Commercially produced batteries entered the market in 1898, manufactured by the National Carbon Company. That company eventually became the Eveready Battery Company, which is still in existence today. Battery technology continues to evolve, and more exciting breakthroughs are on the horizon.
All batteries have two terminals, a positive and a negative. Inside the battery case, an anode is connected to the negative terminal and a cathode is connected to the positive terminal. A separator sits between the two to prevent them from touching, and an electrolyte allows electrical charge to flow between them. A collector conducts the charge to the outside of the battery and through the “load,” which is whatever the battery is powering.
A series of chemical reactions occur inside the battery when the load completes the circuit: oxidation in the anode releases electrons, while reduction in the cathode absorbs those electrons. Which chemicals are involved depends on the type of battery:
- Cheap dry cell batteries: Low-end AAA, AA, C, and D batteries are often zinc-carbon. The anode is made of zinc, while the cathode is made of magnesium dioxide.
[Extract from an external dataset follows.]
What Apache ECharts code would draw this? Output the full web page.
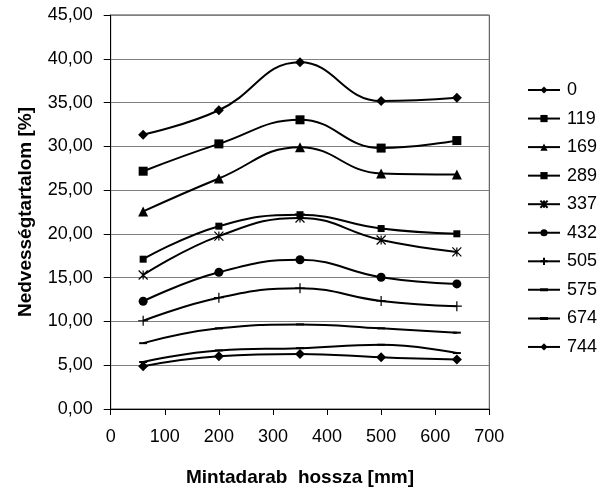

The electrolyte solution may be zinc chloride or ammonium chloride.
- Higher-end dry cell batteries: More expensive AA, C, and D batteries are generally known as alkaline batteries because the electrolyte solution is alkaline in nature (pH greater than 7). The anode is made of zinc powder, the cathode of magnesium dioxide, and the electrolyte solution of potassium hydroxide. These batteries have a higher capacity than zinc-carbon batteries as well as a longer shelf life. They are also less likely to leak.
- Rechargeable lead-acid batteries: Rechargeable lead-acid batteries have an anode made of lead and a cathode made of lead dioxide. The electrolyte solution consists of diluted sulfuric acid. As the first commercially viable rechargeable batteries, lead-acid batteries are used in a variety of applications, including cars, RVs, powered wheelchairs, and even solar power storage. Increasingly, though, they are being replaced by rechargeable lithium-ion batteries due to those batteries’ superior properties.
- Rechargeable lithium-ion batteries: The anode of a lithium-ion battery is made of carbon (typically, though not always, graphite) and the cathode is made of lithium oxide. The electrolyte solution is lithium salt in an organic solvent. Lithium-ion batteries are the most advanced batteries currently in commercial use. They have a significantly higher capacity than lead-acid batteries, are far more efficient, and have a much longer lifespan.
As technology continues to rapidly evolve, batteries need to keep pace. Some of the most promising advancements will be in lithium-ion battery technology. Researchers are experimenting with a variety of compounds that can store more lithium, as well as different types of carbon to optimize the performance of the anode.
Another promising technology is lithium-sulfur battery composition. With sulfur as the cathode and metallic lithium as the anode, these batteries are just now being prototyped, but their theoretical energy density looks to be incredibly high.
Solid-state batteries will replace the electrolyte solution in traditional batteries with a solid, highly conductive electrolyte compound. New, non-flammable, high-capacity polymers could revolutionize safety, weight, and even shelf life. It’s entirely possible that solid-state technology could emerge simultaneously with lithium-sulfur technology, creating an entirely new class of batteries designed for electric vehicles, aerospace, and other heavy-load industries.